## Begin Raw data
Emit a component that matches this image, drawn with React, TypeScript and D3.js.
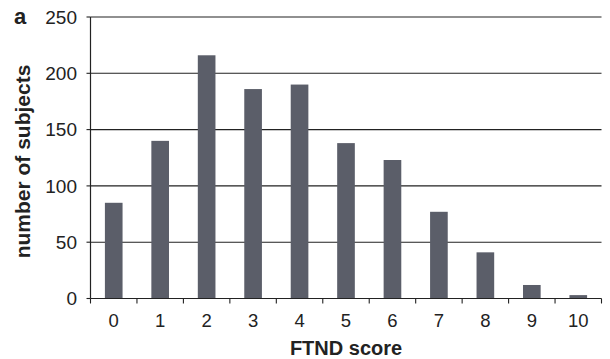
import React from "react";
import * as d3 from "d3";

// FTND score distribution
const scores: string[] = ["0", "1", "2", "3", "4", "5", "6", "7", "8", "9", "10"];
const subjects: number[] = [85, 140, 216, 186, 190, 138, 123, 77, 41, 12, 3];
const yTicks: number[] = [0, 50, 100, 150, 200, 250];

const W = 610;
const H = 359;
const margin = { left: 90.5, right: 8.5, top: 17, bottom: 60.5 };

export default function App() {
  const x = d3
    .scaleBand<string>()
    .domain(scores)
    .range([margin.left, W - margin.right])
    .paddingInner(0.62)
    .paddingOuter(0.31);
  const y = d3
    .scaleLinear()
    .domain([0, 250])
    .range([H - margin.bottom, margin.top]);

  const step = x.step();
  const boundaries = d3.range(scores.length + 1).map((i) => margin.left + i * step);
  const x0 = margin.left;
  const x1 = W - margin.right;
  const yBase = y(0);

  const font = "'Liberation Sans', Arial, Helvetica, sans-serif";
  const ink = "#222";

  return (
    <svg
      width={W}
      height={H}
      style={{ position: "absolute", left: 0, top: 0, background: "#fff" }}
      fontFamily={font}
    >
      {/* horizontal grid lines */}
      {yTicks
        .filter((t) => t > 0)
        .map((t) => (
          <line key={t} x1={x0} x2={x1} y1={y(t)} y2={y(t)} stroke={ink} strokeWidth={1.1} />
        ))}

      {/* bars */}
      {subjects.map((v, i) => (
        <rect
          key={scores[i]}
          x={x(scores[i])}
          y={y(v)}
          width={x.bandwidth()}
          height={yBase - y(v)}
          fill="#5b5e69"
        />
      ))}

      {/* y axis */}
      <line x1={x0} x2={x0} y1={y(250)} y2={yBase} stroke={ink} strokeWidth={1.2} />
      {yTicks.map((t) => (
        <g key={t}>
          <line x1={x0 - 4} x2={x0} y1={y(t)} y2={y(t)} stroke={ink} strokeWidth={1.1} />
          <text
            x={77}
            y={y(t)}
            dy="0.36em"
            textAnchor="end"
            fontSize={19}
            fill={ink}
          >
            {t}
          </text>
        </g>
      ))}

      {/* x axis */}
      <line x1={x0} x2={x1} y1={yBase} y2={yBase} stroke={ink} strokeWidth={1.2} />
      {boundaries.map((bx, i) => (
        <line key={i} x1={bx} x2={bx} y1={yBase} y2={yBase + 5} stroke={ink} strokeWidth={1.1} />
      ))}
      {scores.map((s) => (
        <text
          key={s}
          x={(x(s) as number) + x.bandwidth() / 2}
          y={327}
          textAnchor="middle"
          fontSize={18.5}
          fill={ink}
        >
          {s}
        </text>
      ))}

      {/* axis titles */}
      <text
        x={(x0 + x1) / 2}
        y={354.5}
        textAnchor="middle"
        fontSize={20}
        fontWeight="bold"
        fill={ink}
      >
        FTND score
      </text>
      <text
        transform={`translate(29.5, ${161.5}) rotate(-90)`}
        textAnchor="middle"
        fontSize={21}
        fontWeight="bold"
        fill={ink}
      >
        number of subjects
      </text>

      {/* panel letter */}
      <text x={14} y={24} fontSize={22} fontWeight="bold" fill={ink}>
        a
      </text>
    </svg>
  );
}
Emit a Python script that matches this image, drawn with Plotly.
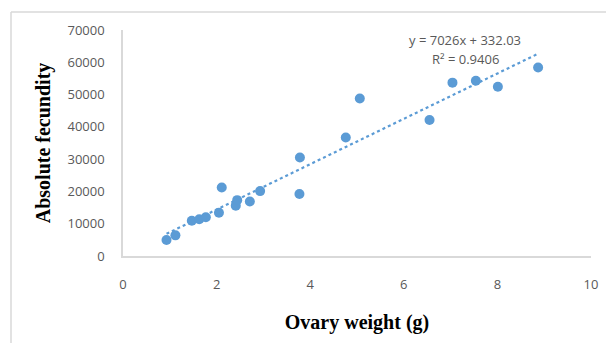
import plotly.graph_objects as go

ovary_weight = [0.93, 1.12, 1.47, 1.63, 1.77, 2.05, 2.11, 2.41, 2.44, 2.71, 2.93,
                3.77, 3.78, 4.76, 5.06, 6.55, 7.04, 7.54, 8.01, 8.87]
fecundity = [4950, 6400, 10900, 11400, 12000, 13400, 21200, 15600, 17300, 16900, 20100,
             19200, 30500, 36700, 48800, 42100, 53700, 54300, 52400, 58400]
slope = 7026
intercept = 332.03
r2 = 0.9406
x_ticks = [0, 2, 4, 6, 8, 10]
y_ticks = [0, 10000, 20000, 30000, 40000, 50000, 60000, 70000]
y_tick_labels = [str(v) for v in y_ticks]

blue = "#5B9BD5"
gray_text = "#595959"
axis_gray = "#D9D9D9"

x0, x1 = min(ovary_weight), max(ovary_weight)
trend_x = [x0, x1]
trend_y = [slope * v + intercept for v in trend_x]

fig = go.Figure()
fig.add_trace(go.Scatter(x=trend_x, y=trend_y, mode="lines",
                         line=dict(color=blue, width=2.2, dash="dot"),
                         hoverinfo="skip", showlegend=False))
fig.add_trace(go.Scatter(x=ovary_weight, y=fecundity, mode="markers",
                         marker=dict(color=blue, size=10, line=dict(width=0)),
                         showlegend=False))

L, R, T, B = 123, 15, 30, 87
W, H = 606, 343
pw, ph = W - L - R, H - T - B

def px_to_paper_x(px):
    return (px - L) / pw

def px_to_paper_y(py):
    return (H - B - py) / ph

fig.update_layout(
    width=W, height=H,
    margin=dict(l=L, r=R, t=T, b=B, autoexpand=False),
    paper_bgcolor="white", plot_bgcolor="white",
    font=dict(family="Open Sans, Liberation Sans, sans-serif", color=gray_text, size=13),
    xaxis=dict(range=[0, 10], tickvals=x_ticks, showgrid=False, zeroline=False,
               automargin=False,
               showline=True, linecolor=axis_gray, linewidth=1.5,
               ticks="outside", ticklen=16, tickcolor="rgba(0,0,0,0)",
               tickfont=dict(size=13, color=gray_text),
               title=dict(text="Ovary weight (g)", standoff=23,
                          font=dict(family="Liberation Serif, Times New Roman, serif",
                                    size=20, color="black", weight="bold"))),
    yaxis=dict(range=[0, 70000], tickvals=y_ticks, ticktext=y_tick_labels,
               showgrid=False, zeroline=False, automargin=False,
               showline=True, linecolor=axis_gray, linewidth=1.5,
               ticks="outside", ticklen=14, tickcolor="rgba(0,0,0,0)",
               tickfont=dict(size=13, color=gray_text),
               title=dict(text="Absolute fecundity", standoff=11,
                          font=dict(family="Liberation Serif, Times New Roman, serif",
                                    size=20, color="black", weight="bold"))),
    shapes=[
        dict(type="line", xref="paper", yref="paper",
             x0=px_to_paper_x(11), x1=px_to_paper_x(607),
             y0=px_to_paper_y(12), y1=px_to_paper_y(12),
             line=dict(color="#D9D9D9", width=1.5)),
        dict(type="line", xref="paper", yref="paper",
             x0=px_to_paper_x(11), x1=px_to_paper_x(11),
             y0=px_to_paper_y(12), y1=px_to_paper_y(344),
             line=dict(color="#D9D9D9", width=1.5)),
    ],
    annotations=[
        dict(text=f"y = {slope}x + {intercept}", xref="x", yref="y",
             x=7.31, y=66900, showarrow=False, xanchor="center", yanchor="middle",
             font=dict(size=13, color=gray_text)),
        dict(text=f"R² = {r2}", xref="x", yref="y",
             x=7.31, y=61000, showarrow=False, xanchor="center", yanchor="middle",
             font=dict(size=13, color=gray_text)),
    ],
)

fig.write_html("out.html", config={"displayModeBar": False},
               post_script="document.body.style.margin='0';document.body.style.overflow='hidden';")
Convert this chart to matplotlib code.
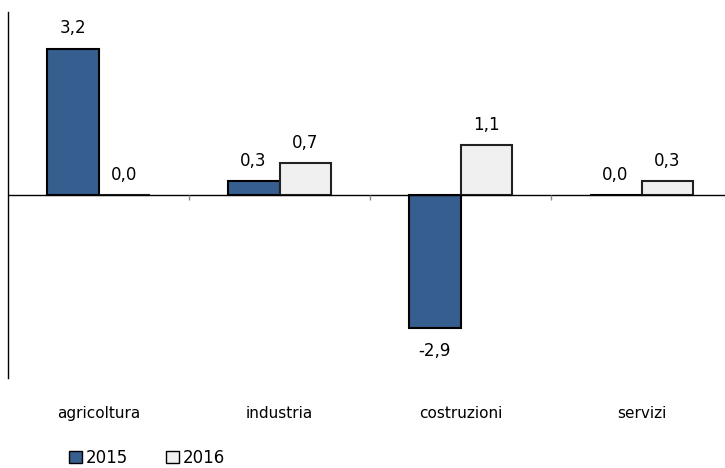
import matplotlib
matplotlib.use('Agg')
from matplotlib import pyplot as plt
from matplotlib.patches import Patch
import numpy as np

categories = ['agricoltura', 'industria', 'costruzioni', 'servizi']
years = ['2015', '2016']
values_2015 = [3.2, 0.3, -2.9, 0.0]
values_2016 = [0.0, 0.7, 1.1, 0.3]

BLUE = '#365e8f'
LIGHT = '#f0f0f0'

plt.rcParams['font.family'] = ['DejaVu Sans']
plt.rcParams['font.size'] = 11

fig = plt.figure(figsize=(7.25, 4.68), dpi=100)
ax = fig.add_axes([8 / 725, 90 / 468, 717 / 725, 366 / 468])

x = np.arange(len(categories))
w = 0.287

bars_a = ax.bar(x - w / 2, values_2015, w, color=BLUE, edgecolor='black', linewidth=1.5)
bars_b = ax.bar(x + w / 2, values_2016, w, color=LIGHT, edgecolor='#222222', linewidth=1.5)


def fmt(v):
    return '{:.1f}'.format(v).replace('.', ',')


# value labels above positive bars, below negative ones
for bars in (bars_a, bars_b):
    for b in bars:
        v = b.get_height()
        cx = b.get_x() + b.get_width() / 2
        if v >= 0:
            ax.annotate(fmt(v), (cx, v), xytext=(0, 8), textcoords='offset points',
                        ha='center', va='bottom', fontsize=12)
        else:
            ax.annotate(fmt(v), (cx, v), xytext=(0, -10), textcoords='offset points',
                        ha='center', va='top', fontsize=12)

# zero line with small tick marks between categories
ax.axhline(0, color='black', linewidth=1)
ax.vlines(x[:-1] + 0.5, -0.12, 0, color='#888888', linewidth=1)

ax.set_xlim(-0.5, -0.5 + 717 / 181)
ax.set_ylim(-4, 4)
ax.set_yticks([])
ax.set_xticks(x)
ax.set_xticklabels(categories, fontsize=11)
ax.tick_params(axis='x', length=0, pad=20)
for s in ('top', 'right', 'bottom'):
    ax.spines[s].set_visible(False)
ax.spines['left'].set_linewidth(1)

handles = [Patch(facecolor=BLUE, edgecolor='black', label=years[0]),
           Patch(facecolor=LIGHT, edgecolor='black', label=years[1])]
fig.legend(handles=handles, loc='center left', bbox_to_anchor=(54 / 725, 1 - 458 / 468),
           ncol=2, frameon=False, handlelength=0.75, handleheight=0.75,
           handletextpad=0.25, columnspacing=2.3, fontsize=12)

fig.savefig('out.png', dpi=100)
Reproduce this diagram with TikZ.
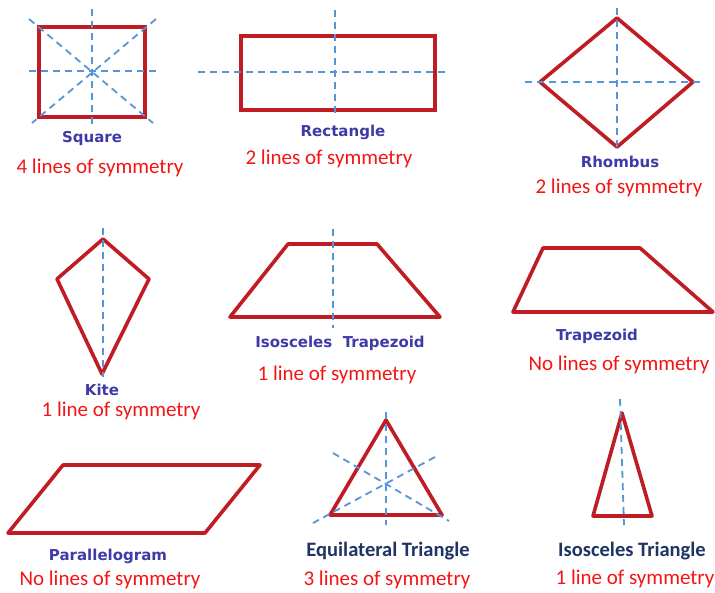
\documentclass[tikz,border=0pt]{standalone}
\usepackage{fontspec}
\setmainfont{Carlito}
\newfontfamily\labfont{DejaVu Sans}
\definecolor{shapered}{RGB}{192,28,36}
\definecolor{symblue}{RGB}{84,150,216}
\definecolor{labblue}{RGB}{62,58,168}
\definecolor{navy}{RGB}{31,52,100}
\definecolor{txtred}{RGB}{245,20,20}
\tikzset{
  shapeline/.style={draw=shapered,line width=3.6pt,line join=round},
  thickline/.style={draw=shapered,line width=4.8pt,line join=miter},
  symline/.style={draw=symblue,line width=1.8pt,dash pattern=on 7pt off 5pt},
  namelab/.style={text=labblue,font=\labfont\bfseries\fontsize{15}{18}\selectfont,inner sep=0pt},
  navylab/.style={text=navy,font=\bfseries\fontsize{20.5}{24}\selectfont,inner sep=0pt},
  countlab/.style={text=txtred,font=\fontsize{21}{25}\selectfont,inner sep=0pt}
}
\begin{document}
\begin{tikzpicture}[x=1pt,y=-1pt]
\useasboundingbox (0,0) rectangle (715,592);
\fill[white] (0,0) rectangle (715,592);

% Square
\draw[thickline] (39,27) rectangle (145,117);
\draw[symline] (92,9) -- (92,126);
\draw[symline] (29,71) -- (159,71);
\draw[symline] (29,19) -- (153,123);
\draw[symline] (156,19) -- (32,123);
\node[namelab] (sq) at (92,138) {Square};
\node[countlab] (sqc) at (100,168) {4 lines of symmetry};

% Rectangle
\draw[thickline] (241,36) rectangle (435,110);
\draw[symline] (198,72) -- (445,72);
\draw[symline] (335,10) -- (335,118);
\node[namelab] (re) at (343,132) {Rectangle};
\node[countlab] (rec) at (329,159) {2 lines of symmetry};

% Rhombus
\draw[shapeline] (617,18) -- (693,82) -- (617,147) -- (540,82) -- cycle;
\draw[symline] (617,8) -- (617,148);
\draw[symline] (525,82) -- (703,82);
\node[namelab] (rh) at (620,162) {Rhombus};
\node[countlab] (rhc) at (619,188) {2 lines of symmetry};

% Kite
\draw[shapeline] (103,239) -- (149,279) -- (102,374) -- (57,279) -- cycle;
\draw[symline] (103,228) -- (103,377);
\node[namelab] (ki) at (102,390) {Kite};
\node[countlab] (kic) at (121,411) {1 line of symmetry};

% Isosceles trapezoid
\draw[shapeline] (288,244) -- (377,244) -- (440,317) -- (230,317) -- cycle;
\draw[symline] (333,229) -- (333,328);
\node[namelab] (it) at (340,343) {Isosceles\ \ Trapezoid};
\node[countlab] (itc) at (337,375) {1 line of symmetry};

% Trapezoid
\draw[shapeline] (543,248) -- (640,248) -- (713,312) -- (513,312) -- cycle;
\node[namelab] (tr) at (597,336) {Trapezoid};
\node[countlab] (trc) at (619,365) {No lines of symmetry};

% Parallelogram
\draw[shapeline] (63,465) -- (260,465) -- (205,533) -- (8,533) -- cycle;
\node[namelab] (pa) at (108,556) {Parallelogram};
\node[countlab] (pac) at (110,580) {No lines of symmetry};

% Equilateral triangle
\draw[shapeline] (386,420) -- (442,515) -- (330,515) -- cycle;
\draw[symline] (386,412) -- (386,525);
\draw[symline] (333,453) -- (449,521);
\draw[symline] (435,457) -- (313,523);
\node[navylab] (eq) at (388,551) {Equilateral Triangle};
\node[countlab] (eqc) at (387,580) {3 lines of symmetry};

% Isosceles triangle
\draw[shapeline] (622,413) -- (652,516) -- (593,516) -- cycle;
\draw[symline] (620,399) -- (624,525);
\node[navylab] (is) at (632,551) {Isosceles Triangle};
\node[countlab] (isc) at (635,579) {1 line of symmetry};
\end{tikzpicture}
\end{document}
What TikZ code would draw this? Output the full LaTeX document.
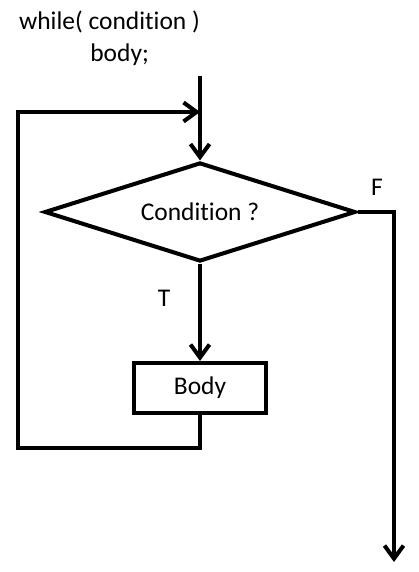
## End Raw data
- Task requirements
Read through the entries and copy every line that includes "this".

- Correct result
Emit a component that matches this image, drawn with React, TypeScript and D3.js.
Emit a Python script that matches this image, drawn with Plotly.
Convert this chart to matplotlib code.
Reproduce this diagram with TikZ.
What TikZ code would draw this? Output the full LaTeX document.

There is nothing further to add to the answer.